Tuesday, July 06, 2004

Journalists and economists have been fawning over China's economic growth lately. Yesterday's Times brings news that economic growth in China is so high that there is fear of an electricity shortage due to rapidly rising demand; Sunday's edition features a 10-part special I, for the life of me, could not get through, entitled The Chinese Century. A steady stream of articles on China's economic prowess has been coming from news sources over the past few years.

All of this is based on growth figures released by the Chinese government. Here is a question: why should those numbers be given any credence?
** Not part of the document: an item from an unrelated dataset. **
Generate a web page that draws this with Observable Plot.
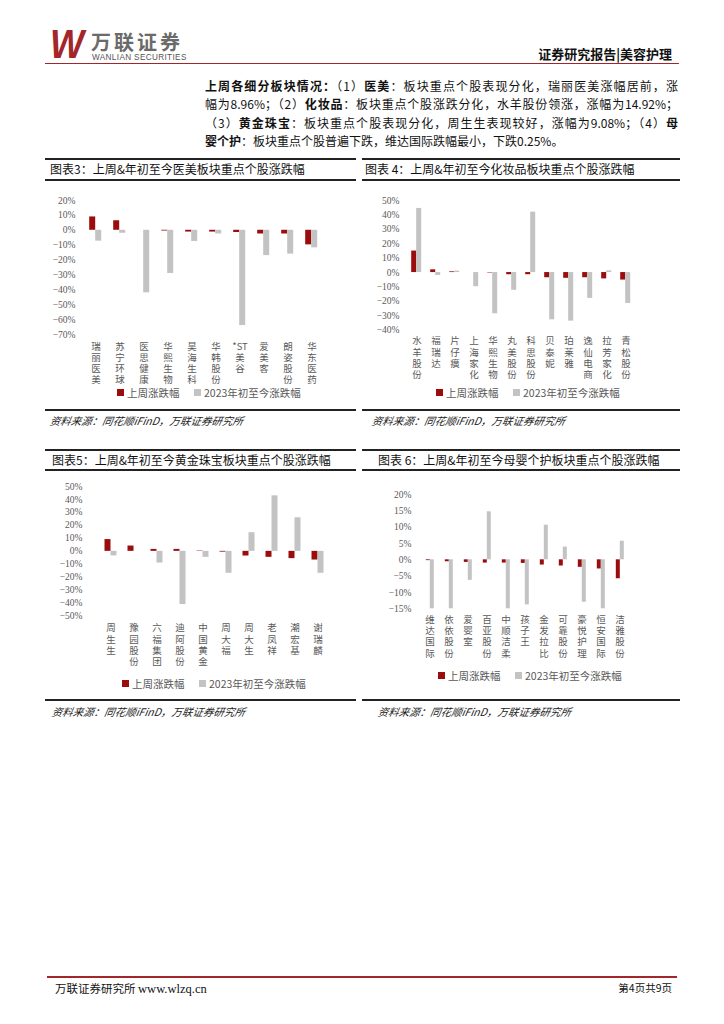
<!DOCTYPE html>
<html><head><meta charset="utf-8">
<script src="https://cdn.jsdelivr.net/npm/d3@7"></script>
<script src="https://cdn.jsdelivr.net/npm/@observablehq/plot@0.6"></script>
<style>
body{margin:0;background:#fff;}
#page{position:relative;width:724px;height:1024px;overflow:hidden;font-family:"Noto Sans CJK SC","Noto Sans",sans-serif;color:#222;}
.abs{position:absolute;}
.hl{position:absolute;height:0;border-top:2px solid #222;}
.para{position:absolute;left:205px;width:473px;font-size:12px;line-height:18.4px;color:#111;}
.para div{text-align:justify;text-align-last:justify;white-space:nowrap;}
.para div.last{text-align-last:left;}
.para b{font-weight:700;}
.title{position:absolute;font-size:12px;line-height:14px;color:#111;white-space:nowrap;}
.src{position:absolute;font-size:10.5px;font-style:italic;color:#222;white-space:nowrap;transform:skewX(-10deg);}
.legend{position:absolute;display:flex;align-items:center;font-size:10.5px;color:#595959;white-space:nowrap;font-family:"Noto Sans CJK SC",sans-serif;}
.legend .sw{width:7px;height:7px;margin-right:3px;display:inline-block;}
.legend .it{display:flex;align-items:center;}
</style></head>
<body><div id="page"></div>
<script>
// ---------- data ----------
const seriesNames = ["上周涨跌幅", "2023年初至今涨跌幅"];

const cats3 = ["瑞丽医美","苏宁环球","医思健康","华熙生物","昊海生科","华韩股份","*ST美谷","爱美客","朗姿股份","华东医药"];
const week3 = [8.96, 6.4, 0, -0.5, -1.2, -1.2, -1.5, -2.5, -2.5, -9.8];
const ytd3  = [-7.3, -2.0, -42.0, -29.0, -7.5, -2.5, -64.0, -17.0, -16.0, -11.8];
const ticks3 = [20,10,0,-10,-20,-30,-40,-50,-60,-70];

const cats4 = ["水羊股份","福瑞达","片仔癀","上海家化","华熙生物","丸美股份","科思股份","贝泰妮","珀莱雅","逸仙电商","拉芳家化","青松股份"];
const week4 = [14.92, 1.9, 0.5, 0, -0.3, -1.5, -1.5, -3.6, -4.0, -3.6, -4.4, -5.2];
const ytd4  = [44.5, -2.0, 1.0, -9.8, -28.6, -12.3, 41.9, -32.8, -33.7, -17.9, 1.2, -21.4];
const ticks4 = [50,40,30,20,10,0,-10,-20,-30,-40];

const cats5 = ["周生生","豫园股份","六福集团","迪阿股份","中国黄金","周大福","周大生","老凤祥","潮宏基","谢瑞麟"];
const week5 = [9.08, 4.1, 1.5, 1.5, 0.3, -0.6, -3.6, -4.6, -5.6, -6.7];
const ytd5  = [-3.5, 0, -9.0, -41.0, -4.6, -16.9, 14.4, 42.8, 25.9, -16.9];
const ticks5 = [50,40,30,20,10,0,-10,-20,-30,-40,-50];

const cats6 = ["维达国际","依依股份","爱婴室","百亚股份","中顺洁柔","孩子王","金发拉比","可靠股份","豪悦护理","恒安国际","洁雅股份"];
const week6 = [-0.25, -0.6, -0.8, -1.0, -1.0, -1.1, -1.6, -1.9, -2.3, -2.8, -5.8];
const ytd6  = [-15.0, -15.0, -6.3, 14.7, -15.0, -13.8, 10.6, 3.9, -13.0, -15.0, 5.7];
const ticks6 = [20,15,10,5,0,-5,-10,-15];

const RED = "#9B0D0D", GRAY = "#C3C3C3";
const page = document.getElementById("page");

function el(html, cls, style){
  const d = document.createElement("div");
  if (cls) d.className = cls;
  d.innerHTML = html;
  Object.assign(d.style, style || {});
  page.appendChild(d);
  return d;
}
function hline(x1, x2, y, w, color){
  el("", "hl", {left:x1+"px", width:(x2-x1)+"px", top:y+"px", borderTopWidth:(w||2)+"px", borderTopColor:color||"#222"});
}

// ---------- header ----------
el("W", "abs", {left:"50px", top:"24px", fontFamily:"'Liberation Sans',sans-serif", fontWeight:"900", fontStyle:"italic", fontSize:"40px", lineHeight:"40px", color:"#A3262A", letterSpacing:"-3px", transform:"scaleX(0.9)", transformOrigin:"left"});
el("万联证券", "abs", {left:"91px", top:"32px", fontSize:"20px", lineHeight:"20px", fontWeight:"700", color:"#6a6a6a", letterSpacing:"3px"});
el("WANLIAN SECURITIES", "abs", {left:"92px", top:"54px", fontFamily:"'Liberation Sans',sans-serif", fontSize:"8.2px", lineHeight:"8px", color:"#555", letterSpacing:"0.35px"});
el("证券研究报告|美容护理", "abs", {right:"52px", top:"46px", fontSize:"13px", lineHeight:"16px", fontWeight:"700", color:"#111"});
hline(45, 679, 63, 1.5, "#A3262A");

// ---------- paragraph ----------
el(`<div><b>上周各细分板块情况：</b>（1）<b>医美</b>：板块重点个股表现分化，瑞丽医美涨幅居前，涨</div>
<div>幅为8.96%；（2）<b>化妆品</b>：板块重点个股涨跌分化，水羊股份领涨，涨幅为14.92%；</div>
<div>（3）<b>黄金珠宝</b>：板块重点个股表现分化，周生生表现较好，涨幅为9.08%；（4）<b>母</b></div>
<div class="last"><b>婴个护</b>：板块重点个股普遍下跌，维达国际跌幅最小，下跌0.25%。</div>`, "para", {top:"77px"});

// ---------- chart boxes ----------
function box(x1, x2, yTop, yTitle, yBottom, title, tx){
  hline(x1, x2, yTop, 2);
  hline(x1, x2, yTitle, 2);
  hline(x1, x2, yBottom, 2);
  el(title, "title", {left:tx+"px", top:(yTop+4)+"px"});
}
box(45, 356, 158, 179, 409, "图表3：上周&amp;年初至今医美板块重点个股涨跌幅", 50);
box(362, 680, 158, 179, 409, "图表 4：上周&amp;年初至今化妆品板块重点个股涨跌幅", 365);
box(45, 356, 449, 469, 699, "图表5：上周&amp;年初至今黄金珠宝板块重点个股涨跌幅", 52);
box(362, 680, 449, 469, 699, "图表 6：上周&amp;年初至今母婴个护板块重点个股涨跌幅", 378);

const srcText = "资料来源：同花顺iFinD，万联证券研究所";
el(srcText, "src", {left:"50px", top:"413px"});
el(srcText, "src", {left:"372px", top:"413px"});
el(srcText, "src", {left:"52px", top:"704px"});
el(srcText, "src", {left:"378px", top:"704px"});

// ---------- charts ----------
function tokens(s){ return s.match(/[A-Za-z*]+|./g); }
function pct(d){ return (d < 0 ? "−" : "") + Math.abs(d) + "%"; }

function chart(cfg){
  const rows = cfg.cats.flatMap((c, i) => [
    {cat: c, s: seriesNames[0], v: cfg.week[i]},
    {cat: c, s: seriesNames[1], v: cfg.ytd[i]}
  ]);
  const svg = Plot.plot({
    width: cfg.width, height: cfg.height,
    marginLeft: cfg.ml, marginRight: cfg.mr, marginTop: cfg.mt, marginBottom: cfg.mb,
    style: {fontFamily: "'Liberation Serif','Noto Sans CJK SC',serif", fontSize: "9.5px", color: "#595959", background: "transparent", overflow: "visible"},
    fx: {domain: cfg.cats, paddingInner: cfg.pad, paddingOuter: 0, axis: null, label: null},
    x: {domain: seriesNames, padding: 0, axis: null, label: null},
    y: {domain: cfg.domain, ticks: cfg.ticks, tickFormat: pct, tickSize: 0, tickPadding: cfg.tp, label: null},
    color: {domain: seriesNames, range: [RED, GRAY]},
    marks: [
      Plot.barY(rows, {fx: "cat", x: "s", y: "v", fill: "s"}),
      Plot.text(cfg.cats, {fx: d => d, text: d => tokens(d).join("\n"), frameAnchor: "bottom", lineAnchor: "top", dy: cfg.dy, lineHeight: 1.19, fontSize: 9.5, fill: "#595959", fontFamily: "'Noto Sans CJK SC',sans-serif"})
    ]
  });
  svg.style.position = "absolute";
  svg.style.left = cfg.left + "px";
  svg.style.top = cfg.top + "px";
  page.appendChild(svg);
}

function legend(x, y){
  el(`<span class="it" style="width:77px"><span class="sw" style="background:${RED}"></span>${seriesNames[0]}</span><span class="it"><span class="sw" style="background:${GRAY}"></span>${seriesNames[1]}</span>`, "legend", {left:x+"px", top:(y-8)+"px", height:"16px"});
}

chart({cats: cats3, week: week3, ytd: ytd3, ticks: ticks3, domain: [-70, 20], left: 43, top: 190, width: 305, height: 210, ml: 44.8, mr: 29, mt: 10, mb: 66, pad: 0.45, tp: 14, dy: 7});
chart({cats: cats4, week: week4, ytd: ytd4, ticks: ticks4, domain: [-40, 50], left: 362, top: 190, width: 320, height: 210, ml: 44.8, mr: 47.1, mt: 10, mb: 70.3, pad: 0.405, tp: 12, dy: 6});
chart({cats: cats5, week: week5, ytd: ytd5, ticks: ticks5, domain: [-50, 50], left: 43, top: 476, width: 305, height: 214, ml: 56.5, mr: 19.2, mt: 10, mb: 74.3, pad: 0.43, tp: 22, dy: 7});
chart({cats: cats6, week: week6, ytd: ytd6, ticks: ticks6, domain: [-15, 20], left: 362, top: 484, width: 320, height: 200, ml: 59.2, mr: 54.5, mt: 10, mb: 75.7, pad: 0.54, tp: 14, dy: 6});

legend(117, 392);
legend(436, 392);
legend(122, 683);
legend(438, 675);

// ---------- footer ----------
hline(47, 677, 976, 2.5, "#A3262A");
el("万联证券研究所 <span style=\"font-family:'Liberation Serif',serif;font-size:12.5px\">www.wlzq.cn</span>", "abs", {left:"55px", top:"980px", fontSize:"11.5px", lineHeight:"16px", color:"#111"});
el("第4页共9页", "abs", {right:"52px", top:"981px", fontSize:"10.5px", lineHeight:"14px", color:"#111"});
</script></body></html>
After all, China has an interest in projecting economic strength; the reporting and calculation of growth is not done by an independent agency but rather by the very government that stands to benefit from it; and there is no independent way to verify how fast the country is in fact growing.

I'm generally skeptical that a communist country could sustain a course of economic growth in a developed economy -- this comes from my memories of coming of age in late eighties Russia. The problem is that there is little incentive for managers to manufacture things efficiently in a communist system, even when private enterprise is allowed; rather, people seek to increase their own influence by increasing the size of their company/division and developing connections with the government. One can try to fight this from the top -- as was done in late 1980s Russia -- but its very difficult to change the behavior of the people if the incentives are skewed; and as long as the government plays such a primal role in the country, personal connections are what ultimately matters for success, and incentives will remain skewed.